Pasteur's later work on diseases included work on chicken cholera. During this work, a culture of the responsible bacteria had spoiled and failed to induce the disease in some chickens he was infecting with the disease. Upon reusing these healthy chickens, Pasteur discovered he could not infect them, even with fresh bacteria; the weakened bacteria had caused the chickens to become immune to the disease, though they had caused only mild symptoms.

His assistant, Charles Chamberland (of French origin), had been instructed to inoculate the chickens after Pasteur went on holiday. Chamberland failed to do this, but instead went on holiday himself. On his return, the month-old cultures made the chickens unwell, but instead of the infections being fatal, as they usually were, the chickens recovered completely. Chamberland assumed an error had been made, and wanted to discard the apparently faulty culture when Pasteur stopped him. Pasteur guessed the recovered animals now might be immune to the disease, as were the animals at Eure-et-Loir that had recovered from anthrax.

In the 1870s, he applied this immunization method to anthrax, which affected cattle, and aroused interest in combating other diseases.

Pasteur publicly claimed he had made the anthrax vaccine by exposing the bacilli to oxygen. His laboratory notebooks, now in the Bibliothèque Nationale in Paris, in fact show Pasteur used the method of rival Jean-Joseph-Henri Toussaint, a Toulouse veterinary surgeon, to create the anthrax vaccine. This method used the oxidizing agent potassium dichromate. Pasteur's oxygen method did eventually produce a vaccine but only after he had been awarded a patent on the production of an anthrax vaccine.

The notion of a weak form of a disease causing immunity to the virulent version was not new; this had been known for a long time for smallpox. Inoculation with smallpox was known to result in far less scarring, and greatly reduced mortality, in comparison with the naturally acquired disease.Edward Jenner had also discovered vaccination using cowpox to give cross-immunity to smallpox in 1796, and by Pasteur's time this had generally replaced the use of actual smallpox material in inoculation. The difference between smallpox vaccination and anthrax or chicken cholera vaccination was that the weakened form of the latter two disease organisms had been "generated artificially", so a naturally weak form of the disease organism did not need to be found. This discovery revolutionized work in infectious diseases, and Pasteur gave these artificially weakened diseases the generic name of "vaccines", in honour of Jenner's discovery.

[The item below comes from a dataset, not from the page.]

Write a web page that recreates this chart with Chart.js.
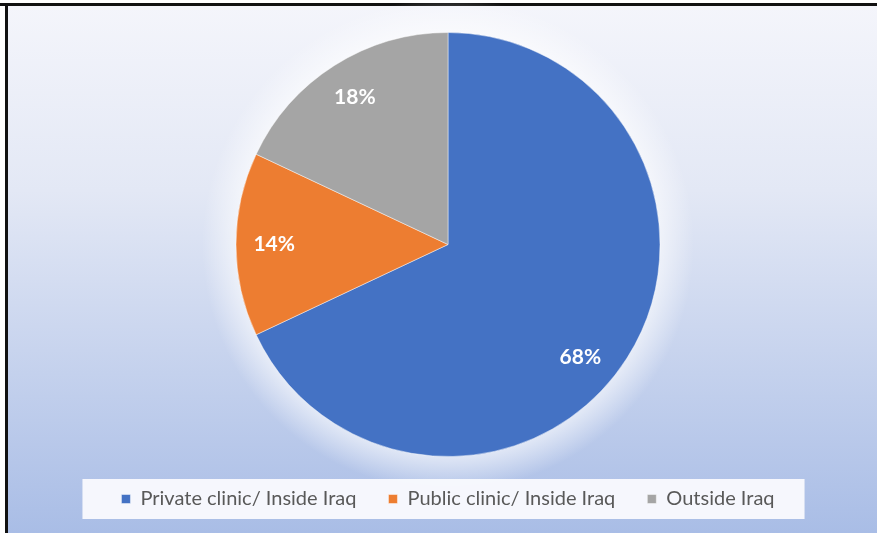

Pasteur produced the first vaccine for rabies by growing the virus in rabbits, and then weakening it by drying the affected nerve tissue.

The rabies vaccine was initially created by Emile Roux, a French doctor and a colleague of Pasteur who had been working with a killed vaccine produced by desiccating the spinal cords of infected rabbits. The vaccine had been tested only on 11 dogs before its first human trial. This vaccine was first used on 9-year old Joseph Meister, on July 6, 1885, after the boy was badly mauled by a rabid dog. This was done at some personal risk for Pasteur, since he was not a licensed physician and could have faced prosecution for treating the boy. After consulting with colleagues, Pasteur decided to go ahead with the treatment. Three months later Pasteur examined Meister and found that he was in good health. Pasteur was hailed as a hero and the legal matter was not pursued. The treatment's success laid the foundations for the manufacture of many other vaccines. The first of the Pasteur Institutes was also built on the basis of this achievement.

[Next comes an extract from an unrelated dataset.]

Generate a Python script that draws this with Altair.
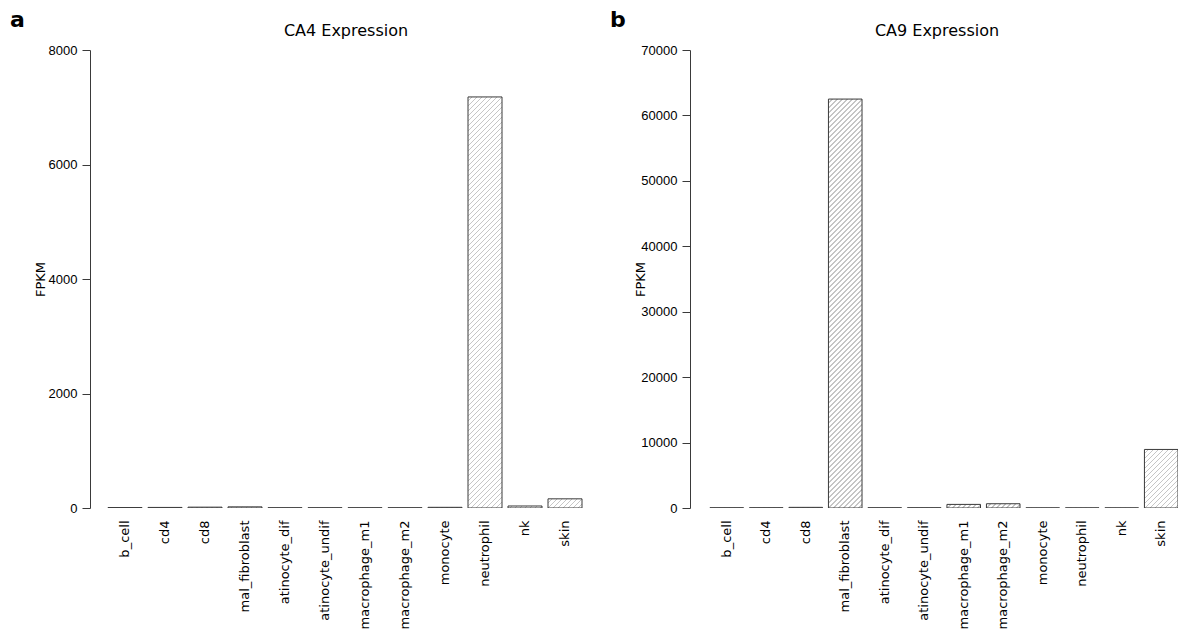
import altair as alt
import pandas as pd

cells = ["b_cell", "cd4", "cd8", "mal_fibroblast", "atinocyte_dif", "atinocyte_undif",
         "macrophage_m1", "macrophage_m2", "monocyte", "neutrophil", "nk", "skin"]
ca4_fpkm = [8, 10, 15, 20, 5, 5, 5, 5, 12, 7180, 35, 160]
ca9_fpkm = [40, 40, 100, 62500, 40, 40, 550, 650, 20, 20, 20, 8950]
ca4_ticks = [0, 2000, 4000, 6000, 8000]
ca9_ticks = [0, 10000, 20000, 30000, 40000, 50000, 60000, 70000]

PLOT_H = 458
DARK = "#3a3a3a"
HATCH_BG = "#ffffff"
HATCH_FG = "#c6c6c6"
HATCH_PERIOD = 5.0   # px, measured along a horizontal line
HATCH_LINE = 0.32    # fraction of period drawn as line


def hatch_gradient(w, h):
    """45-degree '////' hatch as an SVG linear gradient for a w x h pixel rect."""
    h = max(h, 0.5)
    k = (w + h) / (w * w + h * h)
    total = w + h
    per = HATCH_PERIOD / total
    stops = []
    i = 0
    while i * per < 1:
        a = i * per
        b = min(a + per * (1 - HATCH_LINE), 1)
        c = min(a + per, 1)
        stops += [{"offset": a, "color": HATCH_BG}, {"offset": b, "color": HATCH_BG},
                  {"offset": b, "color": HATCH_FG}, {"offset": c, "color": HATCH_FG}]
        i += 1
    return {"gradient": "linear", "x1": 0, "y1": 0,
            "x2": round(k * w, 6), "y2": round(k * h, 6), "stops": stops}


def panel(values, ymax, ticks, title, letter, width, pad_outer, align, title_x):
    df = pd.DataFrame({"cell": cells, "fpkm": values})
    n = len(cells)
    step = width / (n - 0.15 + 2 * pad_outer)
    bw = step * 0.85
    conds = []
    for c, v in zip(cells, values):
        conds.append({"test": f"datum.cell === '{c}'",
                      "value": hatch_gradient(bw, v / ymax * PLOT_H)})
    xscale = alt.Scale(paddingInner=0.15, paddingOuter=pad_outer, align=align)
    bars = alt.Chart(df).mark_bar(
        stroke=DARK, strokeWidth=1, clip=True
    ).encode(
        x=alt.X("cell:N", sort=cells, scale=xscale,
                axis=alt.Axis(title=None, labelAngle=270, domain=False, ticks=False,
                              labelPadding=12, labelFont="DejaVu Sans", labelFontSize=13,
                              labelColor="black", labelAlign="right", labelBaseline="middle")),
        y=alt.Y("fpkm:Q", scale=alt.Scale(domain=[0, ymax], nice=False, zero=True),
                axis=alt.Axis(values=ticks, format="d", grid=False, title="FPKM",
                              domainColor=DARK, tickColor=DARK, tickSize=8,
                              labelFont="Liberation Sans", labelFontSize=13,
                              labelColor="black", labelPadding=5, labelOverlap=False,
                              titleFont="DejaVu Sans", titleFontSize=13,
                              titleFontWeight="normal", titleColor="black",
                              titleAngle=270, titleAlign="center", titleBaseline="middle",
                              titleX=-50, titleY=PLOT_H / 2)),
        fill={"condition": conds, "value": "#e8e8e8"},
    )
    ttl = alt.Chart(pd.DataFrame({"t": [title]})).mark_text(
        font="DejaVu Sans", fontSize=16, align="center", baseline="middle", color="black"
    ).encode(text="t:N", x=alt.value(title_x), y=alt.value(-19))
    let = alt.Chart(pd.DataFrame({"t": [letter]})).mark_text(
        font="DejaVu Sans", fontSize=22, fontWeight="bold", align="left",
        baseline="middle", color="black"
    ).encode(text="t:N", x=alt.value(-80), y=alt.value(-30))
    return alt.layer(bars, ttl, let).properties(width=width, height=PLOT_H)


pa = panel(ca4_fpkm, 8000, ca4_ticks, "CA4 Expression", "a", 510, 0.45, 0.5, 256)
pb = panel(ca9_fpkm, 70000, ca9_ticks, "CA9 Expression", "b", 488, 0.2527, 1.0, 247)

chart = alt.hconcat(pa, pb, spacing=90, bounds="flush").properties(
    padding={"left": 10, "top": 9, "right": 0, "bottom": 0},
    background="white",
).configure_view(strokeWidth=0)

chart.save("out.html", embed_options={"renderer": "svg", "actions": False})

Legal risk was not the only kind Pasteur undertook. In The Story of San Michele, Axel Munthe writes of the rabies vaccine research:

Pasteur himself was absolutely fearless. Anxious to secure a sample of saliva straight from the jaws of a rabid dog, I once saw him with the glass tube held between his lips draw a few drops of the deadly saliva from the mouth of a rabid bull-dog, held on the table by two assistants, their hands protected by leather gloves.

Because of his study in germs, Pasteur encouraged doctors to sanitize their hands and equipment before surgery. Prior to this, few doctors or their assistants practiced these procedures.